The filtering system has per-avatar filters 512 and 516 for the
clients' avatars. Each per-avatar filter filters streaming data
representing audible emissions from a number of sources in the
virtual environment. The filtering determines the segments of
streaming data representing audible emissions that are audible to a
particular client's avatar, and sends the streaming audio for the
audible segments over the network to the avatar's client. As shown
at 503, segments that are audible to an avatar representing the
user of client 501 are sent over the network 502 to client 501.
[0104] Associated with each source of emissions is current emission
source information: current information about the emission and its
source and/or information about its source where the information
may vary in real time.

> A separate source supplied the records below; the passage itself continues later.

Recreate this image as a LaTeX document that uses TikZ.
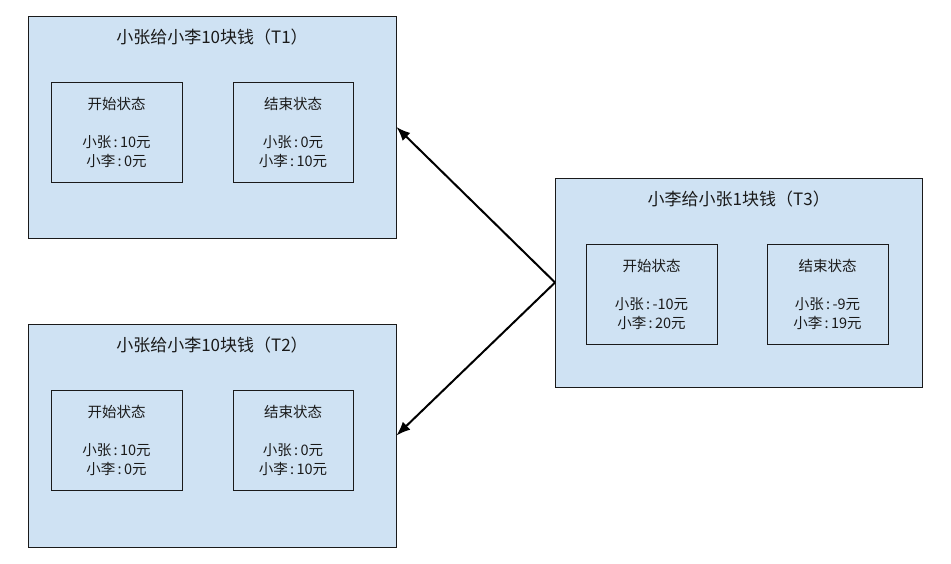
\documentclass[tikz,border=0pt]{standalone}
\usepackage{fontspec}
\setmainfont{Noto Sans CJK SC}
\usetikzlibrary{arrows.meta}
\definecolor{paper}{HTML}{CFE2F3}
\definecolor{ink}{HTML}{1A1A1A}

\begin{document}
\begin{tikzpicture}[x=1pt,y=-1pt,
    txbox/.style={draw=ink,fill=paper,line width=0.9pt,inner sep=0pt},
    statebox/.style={draw=ink,line width=0.9pt,minimum height=100pt,inner sep=0pt,
      align=center,font=\fontsize{14.5}{19}\selectfont,text=ink},
    txtitle/.style={font=\fontsize{17}{20}\selectfont,text=ink,inner sep=0pt},
    flow/.style={draw=black,line width=2pt,-{Latex[length=14pt,width=11pt]}}]
    \useasboundingbox (0,0) rectangle (951,563);

    % the three transactions: name / centre / size / title / box offsets / balances
    \foreach \n/\cx/\cy/\w/\h/\tlab/\sx/\ex/\ew/\sa/\sb/\ea/\eb in {
        t1/212/127/368/222/{小张给小李10块钱（T1）}/23/205/120/10/0/0/10,
        t2/212/435.5/368/223/{小张给小李10块钱（T2）}/23/205/120/10/0/0/10,
        t3/738.75/282.5/366.5/209/{小李给小张1块钱（T3）}/30.5/211.5/121/-10/20/-9/19}{
      \node[txbox,minimum width=\w,minimum height=\h] (\n) at (\cx,\cy) {};
      \node[txtitle] (\n-title) at ([yshift=-21]\n.north) {\tlab};
      \node[statebox,minimum width=131pt,anchor=north west] (\n-start)
        at ([xshift=\sx,yshift=-66]\n.north west)
        {开始状态\\[19pt]小张\,:\,\sa 元\\小李\,:\,\sb 元};
      \node[statebox,minimum width=\ew,anchor=north west] (\n-end)
        at ([xshift=\ex,yshift=-66]\n.north west)
        {结束状态\\[19pt]小张\,:\,\ea 元\\小李\,:\,\eb 元};}

    % T3 reads what the other two wrote
    \draw[flow] (t3.west) -- (t1.east);
    \draw[flow] (t3.west) -- (t2.east);
  \end{tikzpicture}
\end{document}
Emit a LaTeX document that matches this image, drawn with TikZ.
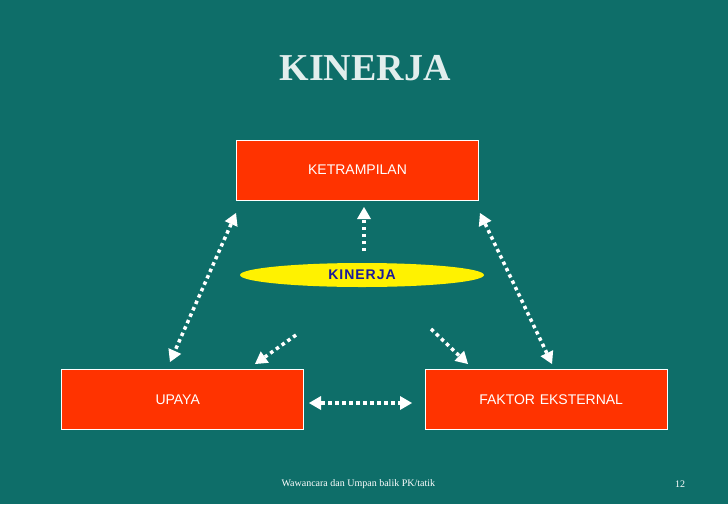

Examples are the quality of the emission at
its source, the intensity of the emission at the source, and the
location of the emission source.
[0105] In this preferred embodiment, current emission source
information 114 is obtained from metadata in segments representing
emissions from the source.
[0106] In the preferred embodiment, filtering is performed in two
stages. The filtering process employed in filtering system 517 is
broadly as follows:
[0107] For segments belonging to the positional session: [0108]
Stage 1 filtering: For a segment and an avatar, the filtering
process determines the virtual distance separating the source of
the segment from the avatar, and whether the source of the segment
would be within a threshold virtual distance of the avatar. The
threshold distance defines the audible vicinity for the avatar;
emissions from sources outside this vicinity are not audible to the
avatar. Segments which are outside the threshold are not passed on
to filtering 2. This determination is done efficiently by
considering metadata information for the segment such as the
sessionID described above, current source information for the
source 114, and the current avatar information for the avatar 113.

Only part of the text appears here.